Puvis de Chavannes has magnificently rendered
the poetic beauty of this historic episode by
representing one of the fêtes given by Radegonde
in the Convent of the Holy Cross.

In the second panel, we see Charles Martel
returning to Poitiers, victorious over the Saracens
and receiving the benediction of the
bishops. Here the artist’s brush attains a
vigour of expression such as in all his life
he found but few occasions to employ. The
countenances of the bishops, notably, stand
out with a relief and an energy that are
remarkable.

M. Marius Vachon relates that he once asked
the artist, who was a personal friend, to what
documents he had recourse in order to give
such forbidding features to the prelates in his
painting:

[53]
“I got the suggestion for them,” he replied,
laughing, “from an old set of chess men, consisting
of the coarse and grouchy faces of knights and
jesters.”


THE LAST YEARS

In the days following the Franco-Prussian
War and the Commune, the Government conceived
the project of decorating the Panthéon,
which had just been once more secularized, in
order to convert it into a temple wherein all the
shining lights of the nation could be brought
together and honoured.

M. de Chennevières, who at that time was
director of the Beaux Arts gave the first place,
in that illustrious line, to the noble and serene
Genevieve, patron saint of Paris, incarnate ideal
of patriotism.

Accordingly it was a series of religious paintings
that M. de Chennevières required of Puvis
de Chavannes, when he entrusted him with a
large share of the decoration.

This type of painting, although new to Puvis[54]
de Chavannes, failed to intimidate him.

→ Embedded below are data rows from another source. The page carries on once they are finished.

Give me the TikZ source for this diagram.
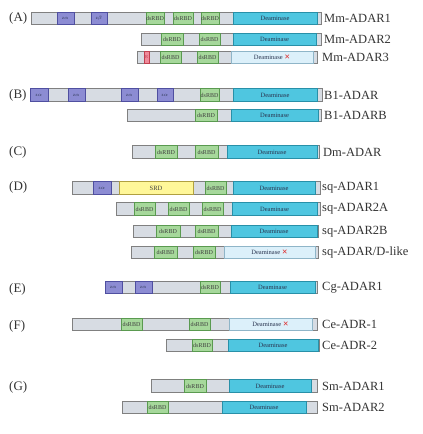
\documentclass[tikz,border=0pt]{standalone}
\usepackage{fontspec}
\setmainfont{Liberation Serif}
\newfontfamily\symf{DejaVu Sans}
\definecolor{barfill}{HTML}{D7DCE3}
\definecolor{barline}{HTML}{808080}
\definecolor{zafill}{HTML}{8C8CD3}
\definecolor{zaline}{HTML}{4F4FA0}
\definecolor{dsfill}{HTML}{A6D89B}
\definecolor{dsline}{HTML}{5A9A50}
\definecolor{defill}{HTML}{4FC6E0}
\definecolor{deline}{HTML}{2890A8}
\definecolor{offfill}{HTML}{DCF0FA}
\definecolor{offline}{HTML}{8FB5C8}
\definecolor{srdfill}{HTML}{FFF799}
\definecolor{srdline}{HTML}{B0A040}
\definecolor{rfill}{HTML}{F08A9A}
\definecolor{rline}{HTML}{C04050}
\definecolor{xred}{HTML}{E03030}
\definecolor{txt}{HTML}{2A3550}
\tikzset{
  domainbox/.style={rectangle, inner sep=0pt, outer sep=0pt, minimum height=12.5pt, line width=0.6pt},
  pbar/.style={domainbox, fill=barfill, draw=barline},
  pza/.style={domainbox, fill=zafill, draw=zaline, font=\fontsize{4.5}{5}\selectfont, text=txt},
  pds/.style={domainbox, fill=dsfill, draw=dsline, font=\fontsize{6}{7}\selectfont, text=black!75},
  pde/.style={domainbox, fill=defill, draw=deline, font=\fontsize{6.5}{7}\selectfont, text=txt},
  pdeoff/.style={domainbox, fill=offfill, draw=offline, font=\fontsize{6.5}{7}\selectfont, text=txt},
  psrd/.style={domainbox, fill=srdfill, draw=srdline, font=\fontsize{6.5}{7}\selectfont, text=black!75},
  prr/.style={domainbox, fill=rfill, draw=rline, font=\fontsize{4.5}{5}\selectfont, text=rline},
  pname/.style={anchor=west, inner sep=0pt, font=\fontsize{12.5}{14}\selectfont, text=black!80},
  pgrp/.style={anchor=west, inner sep=0pt, font=\fontsize{13}{14}\selectfont, text=black!80}
}
\newcommand\dom[6]{%
  \pgfmathsetmacro\dw{#4-#3}%
  \pgfmathsetmacro\dx{(#3+#4)/2}%
  \node[#2, minimum width=\dw pt] (#1) at (\dx,#5) {#6};}
\newcommand\dead{Deaminase\ \textcolor{xred}{\symf\fontsize{7}{7}\selectfont ✕}}
\begin{document}
\begin{tikzpicture}[x=1pt,y=-1pt]
\useasboundingbox (0,0) rectangle (423,434);
% (A)
\node[pgrp] (gA) at (9,18.5) {(A)};
\dom{a1}{pbar}{31}{321}{18.5}{}
\dom{a1z1}{pza}{57}{74}{18.5}{z$\alpha$}
\dom{a1z2}{pza}{91}{107}{18.5}{z$\beta$}
\dom{a1d1}{pds}{146}{164}{18.5}{dsRBD}
\dom{a1d2}{pds}{173}{193}{18.5}{dsRBD}
\dom{a1d3}{pds}{201}{219}{18.5}{dsRBD}
\dom{a1e}{pde}{233}{317}{18.5}{Deaminase}
\node[pname] (na1) at (324,18.5) {Mm-ADAR1};

\dom{a2}{pbar}{141}{321}{39.5}{}
\dom{a2d1}{pds}{161}{183}{39.5}{dsRBD}
\dom{a2d2}{pds}{199}{220}{39.5}{dsRBD}
\dom{a2e}{pde}{233}{316}{39.5}{Deaminase}
\node[pname] (na2) at (324,39.5) {Mm-ADAR2};

\dom{a3}{pbar}{137}{317}{57.5}{}
\dom{a3r}{prr}{144}{149}{57.5}{R}
\dom{a3d1}{pds}{160}{181}{57.5}{dsRBD}
\dom{a3d2}{pds}{197}{218}{57.5}{dsRBD}
\dom{a3e}{pdeoff}{231}{313}{57.5}{\dead}
\node[pname] (na3) at (322,57.5) {Mm-ADAR3};

% (B)
\node[pgrp] (gB) at (9,95) {(B)};
\dom{b1}{pbar}{30}{322}{95}{}
\dom{b1z1}{pza}{30}{48}{95}{z$\alpha$}
\dom{b1z2}{pza}{68}{85}{95}{z$\alpha$}
\dom{b1z3}{pza}{121}{138}{95}{z$\alpha$}
\dom{b1z4}{pza}{157}{173}{95}{z$\alpha$}
\dom{b1d1}{pds}{200}{219}{95}{dsRBD}
\dom{b1e}{pde}{233}{317}{95}{Deaminase}
\node[pname] (nb1) at (324,95) {B1-ADAR};

\dom{b2}{pbar}{127}{321}{115.5}{}
\dom{b2d1}{pds}{195}{217}{115.5}{dsRBD}
\dom{b2e}{pde}{231}{318}{115.5}{Deaminase}
\node[pname] (nb2) at (324,115.5) {B1-ADARB};

% (C)
\node[pgrp] (gC) at (9,152) {(C)};
\dom{c1}{pbar}{132}{319}{152}{}
\dom{c1d1}{pds}{155}{177}{152}{dsRBD}
\dom{c1d2}{pds}{195}{218}{152}{dsRBD}
\dom{c1e}{pde}{227}{317}{152}{Deaminase}
\node[pname] (nc1) at (323,152) {Dm-ADAR};

% (D)
\node[pgrp] (gD) at (9,187) {(D)};
\dom{d1}{pbar}{72}{320}{188}{}
\dom{d1z}{pza}{93}{111}{188}{z$\alpha$}
\dom{d1s}{psrd}{119}{193}{188}{SRD}
\dom{d1d1}{pds}{205}{226}{188}{dsRBD}
\dom{d1e}{pde}{233}{315}{188}{Deaminase}
\node[pname] (nd1) at (322,188) {sq-ADAR1};

\dom{d2}{pbar}{116}{320}{209}{}
\dom{d2d1}{pds}{134}{155}{209}{dsRBD}
\dom{d2d2}{pds}{168}{189}{209}{dsRBD}
\dom{d2d3}{pds}{202}{223}{209}{dsRBD}
\dom{d2e}{pde}{232}{317}{209}{Deaminase}
\node[pname] (nd2) at (322,209) {sq-ADAR2A};

\dom{d3}{pbar}{133}{318}{231.5}{}
\dom{d3d1}{pds}{156}{180}{231.5}{dsRBD}
\dom{d3d2}{pds}{195}{218}{231.5}{dsRBD}
\dom{d3e}{pde}{231}{317}{231.5}{Deaminase}
\node[pname] (nd3) at (322,231.5) {sq-ADAR2B};

\dom{d4}{pbar}{131}{318}{252.5}{}
\dom{d4d1}{pds}{154}{177}{252.5}{dsRBD}
\dom{d4d2}{pds}{193}{215}{252.5}{dsRBD}
\dom{d4e}{pdeoff}{224}{315}{252.5}{\dead}
\node[pname] (nd4) at (322,252.5) {sq-ADAR/D-like};

% (E)
\node[pgrp] (gE) at (9,289) {(E)};
\dom{e1}{pbar}{105}{317}{287.5}{}
\dom{e1z1}{pza}{105}{122}{287.5}{z$\alpha$}
\dom{e1z2}{pza}{135}{152}{287.5}{z$\alpha$}
\dom{e1d1}{pds}{200}{220}{287.5}{dsRBD}
\dom{e1e}{pde}{230}{315}{287.5}{Deaminase}
\node[pname] (ne1) at (322,287.5) {Cg-ADAR1};

% (F)
\node[pgrp] (gF) at (9,326) {(F)};
\dom{f1}{pbar}{72}{317}{324.5}{}
\dom{f1d1}{pds}{121}{142}{324.5}{dsRBD}
\dom{f1d2}{pds}{189}{210}{324.5}{dsRBD}
\dom{f1e}{pdeoff}{229}{312}{324.5}{\dead}
\node[pname] (nf1) at (322,324.5) {Ce-ADR-1};

\dom{f2}{pbar}{166}{319}{345.5}{}
\dom{f2d1}{pds}{192}{212}{345.5}{dsRBD}
\dom{f2e}{pde}{228}{318}{345.5}{Deaminase}
\node[pname] (nf2) at (322,345.5) {Ce-ADR-2};

% (G)
\node[pgrp] (gG) at (9,387) {(G)};
\dom{g1}{pbar}{151}{317}{386}{}
\dom{g1d1}{pds}{184}{206}{386}{dsRBD}
\dom{g1e}{pde}{229}{311}{386}{Deaminase}
\node[pname] (ng1) at (322,386) {Sm-ADAR1};

\dom{g2}{pbar}{122}{317}{407.5}{}
\dom{g2d1}{pds}{147}{168}{407.5}{dsRBD}
\dom{g2e}{pde}{222}{306}{407.5}{Deaminase}
\node[pname] (ng2) at (322,407.5) {Sm-ADAR2};
\end{tikzpicture}
\end{document}
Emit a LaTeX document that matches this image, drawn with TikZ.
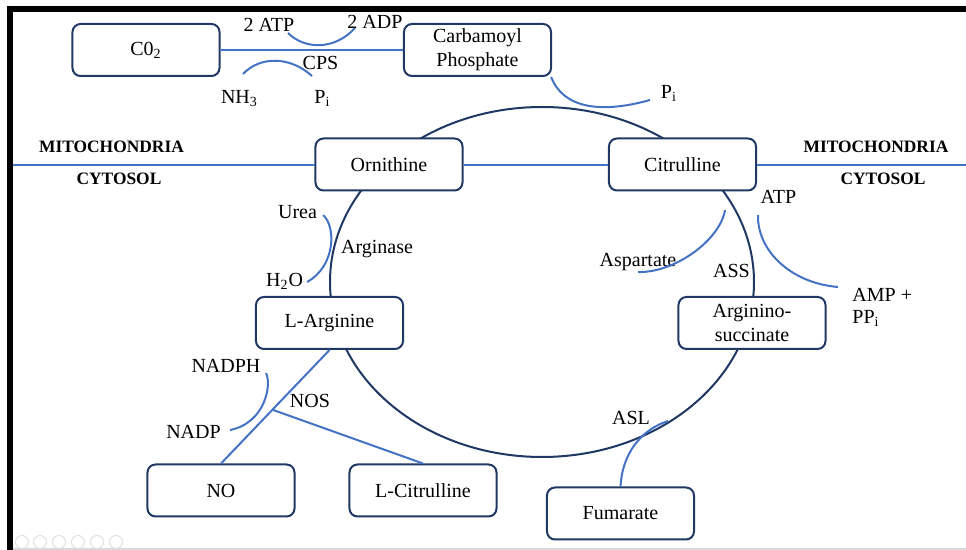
\documentclass[tikz,border=0pt]{standalone}
\usepackage{fontspec}
\setmainfont{Liberation Serif}
\usetikzlibrary{arrows,shapes,positioning,calc}
\definecolor{navy}{HTML}{203864}
\definecolor{cycblue}{HTML}{4472C4}

\begin{document}
\begin{tikzpicture}[scale=0.1757]
                    \tikzstyle{every node}+=[inner sep=0pt]
                    \tikzstyle{box}=[draw=navy, line width=1pt, fill=white, rounded corners=4pt, minimum width=73.5pt, minimum height=26pt, align=center]
                    \tikzstyle{lbl}=[anchor=base]
                    \tikzstyle{side}=[cycblue, line width=1pt]
                    \tikzstyle{comp}=[font=\fontsize{8.7}{10}\selectfont\bfseries, anchor=base]
                    \useasboundingbox (0,0) rectangle (96.6,-55);
                    % slide frame
                    \fill [black] (0.7,-0.6) rectangle (96.6,-1.2);
                    \fill [black] (0.7,-0.6) rectangle (1.3,-55);
                    \draw [black!15, line width=0.6pt] (1.3,-54.9) -- (96.6,-54.9);
                    \foreach \x in {2.2,4.0,5.9,7.8,9.7,11.6}
                        \draw [black!12, line width=0.5pt] (\x,-54.2) circle (0.65);
                    % the cycle
                    \draw [navy, line width=1pt] (54.2,-28.2) ellipse (21.2 and 17.5);
                    \node [box] (co2) at (14.6,-5.0) {C0\textsubscript{2}};
                    \node [box] (carb) at (47.75,-5.0) {Carbamoyl\\Phosphate};
                    \node [box] (orn) at (38.9,-16.45) {Ornithine};
                    \node [box] (cit) at (68.25,-16.45) {Citrulline};
                    \node [box] (larg) at (32.95,-32.3) {L-Arginine};
                    \node [box] (asuc) at (75.2,-32.3) {Arginino-\\succinate};
                    \node [box] (no) at (22.1,-49.05) {NO};
                    \node [box] (lcit) at (42.3,-49.05) {L-Citrulline};
                    \node [box] (fum) at (62.05,-51.35) {Fumarate};
                    % compartments
                    \node [comp] (mitoL) at (11.15,-15.3) {MITOCHONDRIA};
                    \node [comp] (cytoL) at (11.9,-18.5) {CYTOSOL};
                    \node [comp] (mitoR) at (87.6,-15.3) {MITOCHONDRIA};
                    \node [comp] (cytoR) at (88.3,-18.5) {CYTOSOL};
                    \coordinate (memL) at (1.3,-16.45);
                    \coordinate (memR) at (96.6,-16.45);
                    \draw [side] (memL) -- (orn.west);
                    \draw [side] (orn.east) -- (cit.west);
                    \draw [side] (cit.east) -- (memR);
                    % CPS step
                    \node [lbl] (atp) at (26.9,-3.2) {2 ATP};
                    \node [lbl] (adp) at (37.5,-2.9) {2 ADP};
                    \node [lbl] (cps) at (32.05,-7.0) {CPS};
                    \node [lbl] (nh3) at (23.95,-10.4) {NH\textsubscript{3}};
                    \node [lbl] (piL) at (32.25,-10.4) {P\textsubscript{i}};
                    \node [lbl] (piR) at (66.9,-9.9) {P\textsubscript{i}};
                    \draw [side] (co2) -- (carb);
                    \coordinate (atpEnd) at (28.8,-3.3);
                    \coordinate (adpEnd) at (35.5,-2.8);
                    \draw [side] (atpEnd) .. controls (30.5,-5.0) and (33.5,-5.0) .. (adpEnd);
                    \coordinate (nh3End) at (24.3,-7.4);
                    \coordinate (piLEnd) at (31.2,-7.6);
                    \draw [side] (nh3End) .. controls (26.0,-5.6) and (29.0,-5.6) .. (piLEnd);
                    \coordinate (piREnd) at (65.0,-10.0);
                    \draw [side] ([xshift=-2.5pt]carb.south east) .. controls (56.3,-10.8) and (60.0,-11.4) .. (piREnd);
                    % arginase step
                    \node [lbl] (urea) at (29.75,-21.9) {Urea};
                    \node [lbl] (h2o) at (28.45,-28.7) {H\textsubscript{2}O};
                    \node [lbl] (argase) at (37.7,-25.4) {Arginase};
                    \coordinate (ureaEnd) at (32.3,-21.5);
                    \coordinate (h2oEnd) at (30.7,-28.2);
                    \draw [side] (ureaEnd) .. controls (33.6,-22.6) and (33.6,-26.6) .. (h2oEnd);
                    % ASS step
                    \node [lbl] (atpR) at (77.85,-20.4) {ATP};
                    \node [lbl] (asp) at (63.8,-26.7) {Aspartate};
                    \node [lbl] (ass) at (73.15,-27.8) {ASS};
                    \node [anchor=west, align=left] (amp) at (85.2,-30.7) {AMP +\\[-1pt]PP\textsubscript{i}};
                    \coordinate (aspTop) at (72.5,-21.0);
                    \coordinate (aspEnd) at (63.8,-27.2);
                    \draw [side] (aspTop) .. controls (72.0,-24.0) and (67.5,-27.3) .. (aspEnd);
                    \coordinate (atpTop) at (75.8,-21.5);
                    \coordinate (ampEnd) at (83.8,-28.7);
                    \draw [side] (atpTop) .. controls (75.7,-25.0) and (79.0,-28.3) .. (ampEnd);
                    % ASL step
                    \node [lbl] (asl) at (63.1,-42.5) {ASL};
                    \coordinate (aslTop) at (66.8,-42.1);
                    \draw [side] (aslTop) .. controls (64.0,-43.0) and (62.2,-45.5) .. (fum.north);
                    % NOS step
                    \node [lbl] (nadph) at (22.6,-37.3) {NADPH};
                    \node [lbl] (nadp) at (19.35,-43.9) {NADP};
                    \node [lbl] (nos) at (31.0,-40.8) {NOS};
                    \coordinate (nadphEnd) at (26.6,-37.3);
                    \coordinate (nadpEnd) at (23.0,-43.0);
                    \draw [side] (nadphEnd) .. controls (27.2,-38.5) and (26.5,-42.3) .. (nadpEnd);
                    \coordinate (split) at ($(larg.south)!0.526!(no.north)$);
                    \draw [side] (larg.south) -- (no.north);
                    \draw [side] (split) -- (lcit.north);
                \end{tikzpicture}
\end{document}
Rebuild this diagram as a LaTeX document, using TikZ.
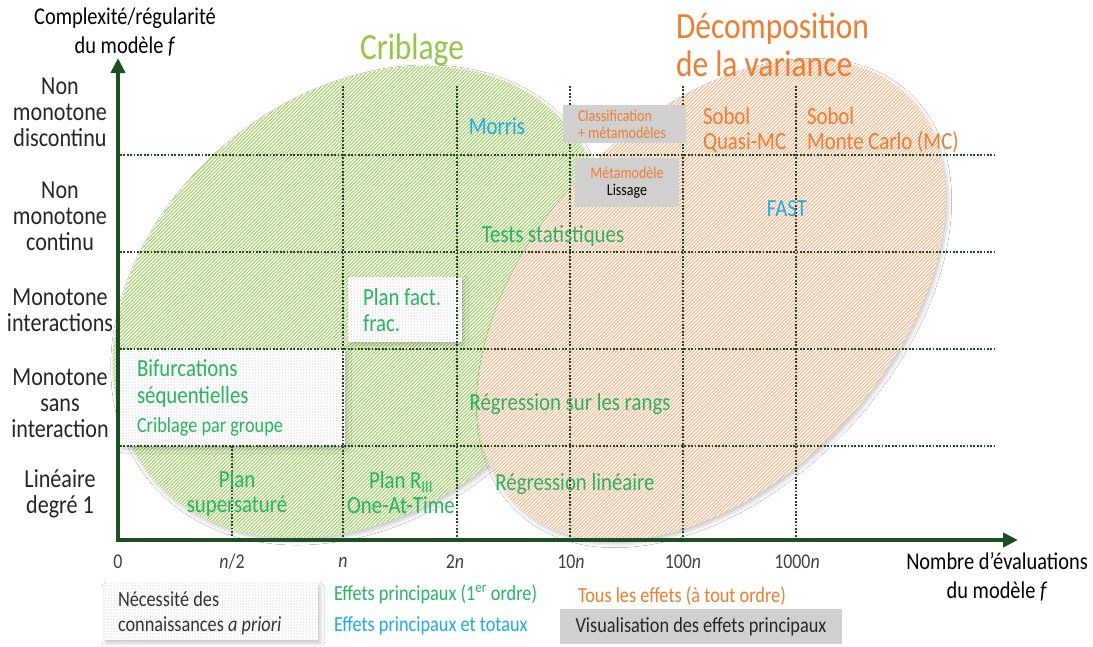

He
had too much patriotic fire, more than enough
Christian faith, and above all too thorough a
mastery of his profession not to approach this
task with full confidence. It is enough to visit
the Panthéon just once in order to be convinced
of this. A more magnificent realization
of Saint Genevieve could not be conceived of,
even in dreams. But are these paintings to
be classed with religious art? One would hesitate
to assert it, if the pictures habitually
consecrated to religious themes are to be taken
as a standard. But they are something better
than that, because the virgin protectress of
Paris is in these pictures profoundly human;
she is brought very close to us, and we see
her despoiled of the aureole that would have
removed her too far from our vision and our
hearts.

The whole world knows, at least through
reproductions, the series of paintings consecrated
to the life of this saint. First of all, we have
Saint Genevieve as a child, singled out from
a crowd by Saint Germain, because she is[55]
marked with the divine seal. “I chose the
hour,” wrote Puvis de Chavannes, “at which
history claimed possession of this heroic woman.
These two are not an old man and a child,
they are two great souls face to face. The
glance which they ardently exchange is, in its
moral significance, the culminating point of the
composition.”

Next in order comes the Piety of Saint Genevieve.
The pious child is at her prayers before a
cross formed by two interlacing branches. This
is the prologue of a life filled with miracles, divine
recompense accorded only to supernatural virtue.
The artist has admirably reproduced the mystic
fervour of that child whose future was foreordained
to be so beautiful.

Subsequently, in 1896, the Government entrusted
Puvis de Chavannes with the execution
of two new panels, likewise dedicated to the life
of Saint Genevieve. The two themes chosen
were the following:

“Ardent in her faith and in her charity,
Genevieve, whom the greatest perils could
not swerve from her duty, brings sustenance[56]
to Paris, besieged and threatened with
famine.”

“Genevieve, sustained by her pious solicitude,
keeps watch over sleeping Paris.”

These noble paintings were the last productions
of the great artist. A sort of premonition
told him that the end was near, in spite of his
robust health. “How I shall devote myself
to the Panthéon,” he wrote, “when I am finished
with the Hôtel de Ville! I intend it to be
a sort of last will and testament.”

In these last paintings, Saint Genevieve is
no longer a child. Having attained womanhood,
her saintliness is such that, from all sides,
people come to take shelter behind her veil, like
children around their mother, as soon as danger
is announced.

For the purpose of portraying this hieratic and
inspired figure, Puvis de Chavannes found the
ideal model close at hand, in the noble woman
who had associated her entire life with his. Genevieve
bringing sustenance to Paris
is the artist’s
wife who, already mortally ill, inflicted upon
herself the most cruel suffering, in order to[57]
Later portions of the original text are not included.